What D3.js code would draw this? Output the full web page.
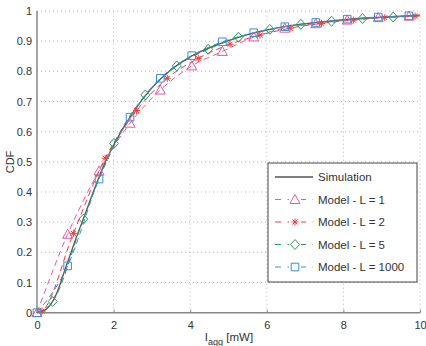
<!DOCTYPE html>
<html><head><meta charset="utf-8">
<script src="https://cdn.jsdelivr.net/npm/d3@7"></script>
<style>body{margin:0;background:#fff}svg{display:block}text{font-family:"Liberation Sans",Arial,Helvetica,sans-serif}</style>
</head><body>
<svg id="c" width="426" height="346"></svg>
<script>
const xTicks = [0, 2, 4, 6, 8, 10];
const yTicks = [0, 0.1, 0.2, 0.3, 0.4, 0.5, 0.6, 0.7, 0.8, 0.9, 1];

const simX = [0, 0.25, 0.5, 0.75, 1.0, 1.25, 1.5, 1.75, 2.0, 2.5, 3.0, 3.5, 4.0, 4.5, 5.0, 5.5, 6.0, 6.5, 7.0, 7.5, 8.0, 8.5, 9.0, 9.5, 10];
const simY = [0, 0.012, 0.06, 0.15, 0.24, 0.325, 0.41, 0.49, 0.555, 0.662, 0.745, 0.805, 0.848, 0.878, 0.902, 0.922, 0.937, 0.949, 0.958, 0.965, 0.971, 0.976, 0.980, 0.983, 0.986];

const l1X = [0, 0.80, 1.62, 2.43, 3.22, 4.04, 4.84, 5.66, 6.47, 7.28, 8.10, 8.91, 9.71];
const l1Y = [0, 0.26, 0.47, 0.628, 0.738, 0.818, 0.866, 0.914, 0.943, 0.958, 0.970, 0.978, 0.983];
const l2X = [0.13, 0.95, 1.78, 2.60, 3.40, 4.21, 5.04, 5.82, 6.61, 7.43, 8.26, 9.08, 9.87];
const l2Y = [0.005, 0.263, 0.512, 0.670, 0.777, 0.843, 0.89, 0.920, 0.943, 0.959, 0.970, 0.978, 0.983];
const l5X = [0.41, 1.21, 2.01, 2.83, 3.65, 4.47, 5.26, 6.08, 6.89, 7.69, 8.50, 9.30];
const l5Y = [0.037, 0.31, 0.561, 0.722, 0.818, 0.873, 0.913, 0.939, 0.956, 0.966, 0.975, 0.980];
const l1000X = [0, 0.80, 1.62, 2.43, 3.22, 4.04, 4.84, 5.66, 6.47, 7.28, 8.10, 8.91, 9.71];
const l1000Y = [0, 0.155, 0.443, 0.648, 0.777, 0.852, 0.898, 0.928, 0.948, 0.962, 0.973, 0.980, 0.984];
// line end values at x = 10
const endAt10 = [0.985, 0.985, 0.984, 0.986];

const names = ["Simulation", "Model - L = 1", "Model - L = 2", "Model - L = 5", "Model - L = 1000"];
const colors = ["#555555", "#e55aa2", "#ee3a3a", "#2e9a5a", "#3a8fd6"];
const shapes = [null, "triangle", "star", "diamond", "square"];

const svg = d3.select("#c");
const x = d3.scaleLinear().domain([0, 10]).range([37, 420]);
const y = d3.scaleLinear().domain([0, 1]).range([312.7, 11]);

// grid
const g = svg.append("g");
g.selectAll(".gx").data(xTicks.filter(d => d > 0)).enter().append("line")
  .attr("x1", d => x(d)).attr("x2", d => x(d)).attr("y1", y(0)).attr("y2", y(1))
  .attr("stroke", "#b8b8b8").attr("stroke-width", 1).attr("stroke-dasharray", "1,3");
g.selectAll(".gy").data(yTicks.filter(d => d > 0)).enter().append("line")
  .attr("x1", x(0)).attr("x2", x(10)).attr("y1", d => y(d)).attr("y2", d => y(d))
  .attr("stroke", "#b8b8b8").attr("stroke-width", 1).attr("stroke-dasharray", "1,3");

// axes
const xAxis = d3.axisBottom(x).tickValues(xTicks).tickSize(3).tickFormat(d3.format("d"));
const yAxis = d3.axisLeft(y).tickValues(yTicks).tickSize(0).tickPadding(5).tickFormat(d => d === 0 ? "0" : d === 1 ? "1" : d3.format(".1f")(d));
const gx = svg.append("g").attr("transform", `translate(0,${y(0)})`).call(xAxis);
const gy = svg.append("g").attr("transform", `translate(${x(0)},0)`).call(yAxis);
gx.selectAll(".tick line").attr("y2", -3).attr("stroke", "#888");
[gx, gy].forEach(a => {
  a.select(".domain").attr("stroke", "#888").attr("stroke-width", 1.5);
  a.selectAll("text").attr("fill", "#333").style("font-size", "11px").style("font-family", "Liberation Sans, Arial, sans-serif");
});
gx.selectAll("text").attr("dy", "0.9em");
gx.select(".domain").attr("d", `M${x(0)},0H${x(10)}`);
gy.select(".domain").attr("d", `M0,${y(0)}V${y(1)}`);

// axis labels
svg.append("text").attr("transform", "translate(14,162) rotate(-90)").attr("text-anchor", "middle")
  .attr("fill", "#333").style("font-size", "11px").text("CDF");
const xl = svg.append("text").attr("x", 229).attr("y", 341).attr("text-anchor", "middle")
  .attr("fill", "#333").style("font-size", "11.5px");
xl.append("tspan").text("I");
xl.append("tspan").attr("dy", 4).style("font-size", "9px").text("agg");
xl.append("tspan").attr("dy", -4).text(" [mW]");

// marker symbols
function symPath(shape) {
  if (shape === "triangle") return "M0,-5L5,4L-5,4Z";
  if (shape === "square") return "M-3.8,-3.8H3.8V3.8H-3.8Z";
  if (shape === "diamond") return "M0,-5L4.5,0L0,5L-4.5,0Z";
  if (shape === "star") return "M-3.5,0H3.5M0,-3.5V3.5M-2.5,-2.5L2.5,2.5M-2.5,2.5L2.5,-2.5";
  return "";
}

const line = d3.line().x(d => x(d[0])).y(d => y(d[1])).curve(d3.curveMonotoneX);
const plot = svg.append("g");

// simulation
plot.append("path").datum(d3.zip(simX, simY)).attr("d", line)
  .attr("fill", "none").attr("stroke", colors[0]).attr("stroke-width", 1.3);

const models = [[l1X, l1Y], [l2X, l2Y], [l5X, l5Y], [l1000X, l1000Y]];
models.forEach((m, i) => {
  let pts = d3.zip(m[0], m[1]);
  if (pts[0][0] > 0) pts = [[0, 0]].concat(pts);
  pts = pts.concat([[10, endAt10[i]]]);
  plot.append("path").datum(pts).attr("d", line)
    .attr("fill", "none").attr("stroke", colors[i + 1]).attr("stroke-width", 1).attr("stroke-dasharray", "6,4");
});
models.forEach((m, i) => {
  plot.selectAll(null).data(d3.zip(m[0], m[1])).enter().append("path")
    .attr("transform", d => `translate(${x(d[0])},${y(d[1])})`)
    .attr("d", symPath(shapes[i + 1]))
    .attr("fill", "none").attr("stroke", colors[i + 1]).attr("stroke-width", 1);
});

// legend
const lg = svg.append("g");
lg.append("rect").attr("x", 268).attr("y", 163).attr("width", 149).attr("height", 119)
  .attr("fill", "#fff").attr("stroke", "#444").attr("stroke-width", 1);
names.forEach((n, i) => {
  const yy = 177 + i * 22.5;
  const row = lg.append("g");
  if (i === 0) {
    row.append("line").attr("x1", 275).attr("x2", 313).attr("y1", yy).attr("y2", yy)
      .attr("stroke", colors[0]).attr("stroke-width", 1.3);
  } else {
    row.append("line").attr("x1", 275).attr("x2", 313).attr("y1", yy).attr("y2", yy)
      .attr("stroke", colors[i]).attr("stroke-width", 1).attr("stroke-dasharray", "6,6.5");
    row.append("rect").attr("x", 289).attr("y", yy - 5).attr("width", 12).attr("height", 10).attr("fill", "#fff");
    row.append("path").attr("transform", `translate(295,${yy})`).attr("d", symPath(shapes[i]))
      .attr("fill", "none").attr("stroke", colors[i]).attr("stroke-width", 1);
  }
  row.append("text").attr("x", 318).attr("y", yy + 4).attr("fill", "#333").style("font-size", "11.5px").text(n);
});
</script>
</body></html>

▸ WHAT YOU HAVE TO DO
Please reproduce the listing exactly from its opening line through the line that contains "0.8, 0.9, 1];", both included, with all pictures omitted.

▸ EXERCISE ANSWER
What D3.js code would draw this? Output the full web page.
<!DOCTYPE html>
<html><head><meta charset="utf-8">
<script src="https://cdn.jsdelivr.net/npm/d3@7"></script>
<style>body{margin:0;background:#fff}svg{display:block}text{font-family:"Liberation Sans",Arial,Helvetica,sans-serif}</style>
</head><body>
<svg id="c" width="426" height="346"></svg>
<script>
const xTicks = [0, 2, 4, 6, 8, 10];
const yTicks = [0, 0.1, 0.2, 0.3, 0.4, 0.5, 0.6, 0.7, 0.8, 0.9, 1];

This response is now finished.